For as much rage as is often directed at it, much of the process behind Metacritic, the popular game review score aggregation site, remains frustratingly opaque. A group of researchers at Full Sail University sought to shed some light on the service, with results from their study presented by course director Adams Greenwood-Ericksen at GDC 2013.
Greenwood-Ericksen says his team started by reading various criticisms of Metacritic around the web, much of which boiled down to a single issue: All of the value of a game is boiled down to a single number, which in turn is used by some publishers and studios to determine bonuses, hiring, firing and more. A strong streak of review scores hitting Metacritic can even impact stock prices.
Greenwood-Ericksen noted that there is some transparency on Metacritic's process buried on its website but also some frustrating ambiguities. Most notoriously, Metacritic openly weights each publication's score based on "their quality and overall stature," but that weight is not published. There are also some issues that Metacritic doesn't take into account, such as reviewer bias, the influence of previous entries in a series and missed or untracked scores.
One interesting untracked data point on Metacritic is how reviewers are influenced by other published scores. The Full Sail team's studies revealed that variability in scores collapses after the first day. In other words, there may be room for a wide variety of scores on the first day that a review hits, but once a number of reviews for a game are already up, other reviews tend to fall in line with that initial range.
Greenwood-Ericksen also noted that converting a wide range of review methods into Metacritic's 100-point scale can be messy. For example, some website use a scholastic rating system (A through F), but that system only uses half of the available scale in schools — anything below 60 is an F. When a game review site uses that scale, Metacritic needs to determine if an F equals a 60 or a zero, and the original site's intent isn't always clear.

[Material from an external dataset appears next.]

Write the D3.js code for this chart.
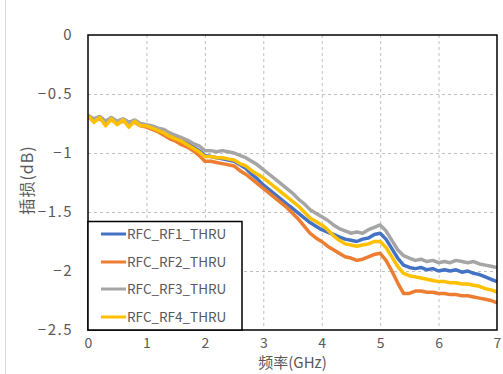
<!DOCTYPE html>
<html>
<head>
<meta charset="utf-8">
<script src="https://cdn.jsdelivr.net/npm/d3@7"></script>
<style>
  body { margin: 0; background: #fff; }
  svg { display: block; }
  text { font-family: "Noto Sans CJK SC", "Noto Sans", sans-serif; fill: #595959; }
</style>
</head>
<body>
<svg width="503" height="374"></svg>
<script>
// Frequency grid (GHz)
const freqs = [0.0,0.1,0.2,0.3,0.4,0.5,0.6,0.7,0.8,0.9,1.0,1.1,1.2,1.3,1.4,1.5,1.6,1.7,1.8,1.9,
  2.0,2.1,2.2,2.3,2.4,2.5,2.6,2.7,2.8,2.9,3.0,3.1,3.2,3.3,3.4,3.5,3.6,3.7,3.8,3.9,
  4.0,4.1,4.2,4.3,4.4,4.5,4.6,4.7,4.8,4.9,5.0,5.1,5.2,5.3,5.4,5.5,5.6,5.7,5.8,5.9,
  6.0,6.1,6.2,6.3,6.4,6.5,6.6,6.7,6.8,6.9,7.0];

// Insertion loss (dB)
const rf1 = [-0.69,-0.72,-0.70,-0.73,-0.71,-0.74,-0.72,-0.74,-0.73,-0.76,-0.77,-0.78,-0.80,-0.82,-0.85,-0.87,-0.89,-0.92,-0.95,-0.98,
  -1.02,-1.03,-1.04,-1.05,-1.06,-1.07,-1.10,-1.13,-1.18,-1.22,-1.27,-1.31,-1.35,-1.39,-1.43,-1.47,-1.51,-1.55,-1.59,-1.62,
  -1.65,-1.67,-1.69,-1.71,-1.73,-1.74,-1.75,-1.73,-1.72,-1.69,-1.68,-1.73,-1.81,-1.89,-1.95,-1.97,-1.98,-1.97,-1.99,-1.98,
  -2.00,-1.99,-2.00,-1.99,-2.01,-2.00,-2.02,-2.03,-2.05,-2.07,-2.09];
const rf2 = [-0.70,-0.72,-0.71,-0.74,-0.72,-0.75,-0.73,-0.75,-0.74,-0.77,-0.78,-0.80,-0.82,-0.85,-0.88,-0.90,-0.93,-0.95,-0.98,-1.02,
  -1.07,-1.07,-1.08,-1.09,-1.10,-1.11,-1.15,-1.18,-1.22,-1.26,-1.30,-1.34,-1.38,-1.42,-1.46,-1.51,-1.56,-1.62,-1.68,-1.72,
  -1.75,-1.79,-1.82,-1.85,-1.88,-1.89,-1.91,-1.90,-1.88,-1.86,-1.85,-1.91,-2.00,-2.10,-2.19,-2.19,-2.17,-2.17,-2.18,-2.18,
  -2.19,-2.19,-2.20,-2.20,-2.21,-2.21,-2.22,-2.23,-2.24,-2.25,-2.27];
const rf3 = [-0.68,-0.71,-0.69,-0.73,-0.70,-0.73,-0.71,-0.74,-0.72,-0.75,-0.76,-0.77,-0.79,-0.80,-0.83,-0.85,-0.87,-0.89,-0.92,-0.94,
  -0.98,-0.98,-0.99,-0.98,-0.99,-1.00,-1.02,-1.04,-1.07,-1.10,-1.14,-1.18,-1.22,-1.26,-1.30,-1.34,-1.39,-1.43,-1.48,-1.51,
  -1.54,-1.57,-1.61,-1.64,-1.66,-1.68,-1.67,-1.68,-1.65,-1.63,-1.61,-1.66,-1.74,-1.82,-1.87,-1.89,-1.91,-1.90,-1.92,-1.91,
  -1.93,-1.92,-1.93,-1.91,-1.92,-1.93,-1.92,-1.94,-1.95,-1.96,-1.97];
const rf4 = [-0.68,-0.74,-0.70,-0.77,-0.71,-0.76,-0.72,-0.78,-0.73,-0.77,-0.77,-0.79,-0.81,-0.83,-0.86,-0.88,-0.90,-0.93,-0.96,-0.99,
  -1.03,-1.03,-1.04,-1.04,-1.05,-1.06,-1.09,-1.11,-1.15,-1.18,-1.21,-1.25,-1.29,-1.33,-1.37,-1.41,-1.45,-1.50,-1.55,-1.58,
  -1.61,-1.65,-1.70,-1.74,-1.77,-1.78,-1.79,-1.78,-1.77,-1.75,-1.75,-1.80,-1.88,-1.96,-2.02,-2.04,-2.05,-2.06,-2.07,-2.08,
  -2.09,-2.09,-2.10,-2.10,-2.11,-2.11,-2.12,-2.13,-2.15,-2.16,-2.18];

const seriesNames = ["RFC_RF1_THRU", "RFC_RF2_THRU", "RFC_RF3_THRU", "RFC_RF4_THRU"];
const seriesValues = [rf1, rf2, rf3, rf4];
const colors = ["#4472C4", "#ED7D31", "#A5A5A5", "#FFC000"];

const xTicks = [0, 1, 2, 3, 4, 5, 6, 7];
const yTicks = [0, -0.5, -1, -1.5, -2, -2.5];

const margin = { top: 35, right: 6, bottom: 44, left: 88 };
const width = 503;
const height = 374;

const svg = d3.select("svg");

// Outer chart border (left edge visible)
svg.append("line")
    .attr("x1", 5.5).attr("x2", 5.5)
    .attr("y1", 0).attr("y2", height)
    .attr("stroke", "#d9d9d9");

const xScale = d3.scaleLinear()
    .domain([0, 7])
    .range([margin.left, width - margin.right]);

const yScale = d3.scaleLinear()
    .domain([-2.5, 0])
    .range([height - margin.bottom, margin.top]);

const plotW = xScale.range()[1] - xScale.range()[0];
const plotH = yScale.range()[0] - yScale.range()[1];

// Grid lines
const xGrid = svg.append("g")
    .attr("transform", `translate(0, ${margin.top})`)
    .call(d3.axisBottom(xScale).tickValues(xTicks.slice(1, -1)).tickSize(plotH).tickFormat(""));
xGrid.select(".domain").remove();
xGrid.selectAll("line").attr("stroke", "#bfbfbf").attr("stroke-dasharray", "3,3");

const yGrid = svg.append("g")
    .attr("transform", `translate(${margin.left}, 0)`)
    .call(d3.axisRight(yScale).tickValues(yTicks.slice(1, -1)).tickSize(plotW).tickFormat(""));
yGrid.select(".domain").remove();
yGrid.selectAll("line").attr("stroke", "#bfbfbf").attr("stroke-dasharray", "3,3");

// Axes labels
const xAxis = svg.append("g")
    .attr("transform", `translate(0, ${yScale.range()[0]})`)
    .call(d3.axisBottom(xScale).tickValues(xTicks).tickSize(0).tickPadding(8).tickFormat(d3.format("d")));
xAxis.select(".domain").remove();
xAxis.selectAll("text").attr("font-size", 14).attr("fill", "#595959")
    .attr("font-family", "\"Noto Sans CJK SC\", sans-serif");

const yAxis = svg.append("g")
    .attr("transform", `translate(${margin.left}, 0)`)
    .call(d3.axisLeft(yScale).tickValues(yTicks).tickSize(0).tickPadding(15).tickFormat(d3.format("")));
yAxis.select(".domain").remove();
yAxis.selectAll("text").attr("font-size", 15).attr("fill", "#595959")
    .attr("letter-spacing", 1.5)
    .attr("font-family", "\"Noto Sans CJK SC\", sans-serif");

// Lines
svg.append("clipPath").attr("id", "plot-clip")
    .append("rect")
    .attr("x", margin.left).attr("y", margin.top)
    .attr("width", plotW).attr("height", plotH);

const line = d3.line()
    .x((d, i) => xScale(freqs[i]))
    .y(d => yScale(d));

svg.append("g")
    .attr("clip-path", "url(#plot-clip)")
    .selectAll("path")
    .data(seriesValues)
    .enter()
    .append("path")
    .attr("d", d => line(d))
    .attr("fill", "none")
    .attr("stroke", (d, i) => colors[i])
    .attr("stroke-width", 3.5)
    .attr("stroke-linejoin", "round");

// Plot frame
svg.append("rect")
    .attr("x", margin.left).attr("y", margin.top)
    .attr("width", plotW).attr("height", plotH)
    .attr("fill", "none")
    .attr("stroke", "#000")
    .attr("stroke-width", 1.5);

// Legend
const legend = svg.append("g");
legend.append("rect")
    .attr("x", margin.left).attr("y", 221.5)
    .attr("width", 154).attr("height", yScale.range()[0] - 221.5)
    .attr("fill", "#fff")
    .attr("stroke", "#000")
    .attr("stroke-width", 1.5);

const rowY = [234, 262, 289, 317];
seriesNames.forEach(function(name, i) {
    legend.append("line")
        .attr("x1", 101).attr("x2", 126)
        .attr("y1", rowY[i]).attr("y2", rowY[i])
        .attr("stroke", colors[i])
        .attr("stroke-width", 3);
    legend.append("text")
        .attr("x", 127)
        .attr("y", rowY[i])
        .attr("dy", "0.35em")
        .attr("font-size", 13.5)
        .text(name);
});

// X-axis title
svg.append("text")
    .attr("x", (xScale.range()[0] + xScale.range()[1]) / 2)
    .attr("y", 368)
    .attr("text-anchor", "middle")
    .attr("font-size", 15)
    .text("频率(GHz)");

// Y-axis title
svg.append("text")
    .attr("transform", "translate(33, 180) rotate(-90)")
    .attr("text-anchor", "middle")
    .attr("font-size", 16)
    .attr("letter-spacing", 1)
    .text("插损(dB)");
</script>
</body>
</html>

While its weaknesses are clear, Greenwood-Ericksen and team wanted to determine if there is value to the Metacritic rating in spite of that. There's no reliable way to translate quality to quantitative data, so instead they measured a game's economic value by comparing sales to scores.
The results? It turns out that the Metacritic score is a great indicator of financial success. Sales rise sharply for games listed as 83 or higher on Metacritic. Greenwood-Ericksen determined there was a .72 correlation between the Metacritic score and sales, which is considered extraordinarily high — though he emphasized that this means the two are closely related, not that one directly causes the other.
After determining that Metacritic has value in indicating economic success, Greenwood-Ericksen and his team wanted to figure out the mysterious publication weights that Metacritic will not reveal. He noted that they determined this using publicly available information; it's not official or confirmed by Metacritic itself, but the data they uncovered seems to be reliable.
Greenwood-Ericksen discovered that a very heavily weighted publication, such as IGN, has as much as five times more weight on the overall Metacritic score than a low-rated publication. The highest-rated publications on his list included IGN, GameTrailers, Game Informer, New York Times, and Wired. Lower-rated publications included many fan websites but also a few major publications such as Giant Bomb and Official PlayStation 2 Magazine U.K. You can check out the full list of publications and their weights at Gamasutra.
(Note: Full Sail's data was cut off at around 18 months ago. As such, Polygon was not included in its results.)
Greenwood-Ericksen concluded his presentation with an oft-used phrase about the United Nations: "If it didn't exist, we'd have to invent something like it." He says his team at Full Sail is working on presentations digging deeper into some of Metacritic's problems as well as some potential solutions to help improve its usefulness, but these initial results speak for themselves: Whatever problems it might have, Metacritic serves a purpose.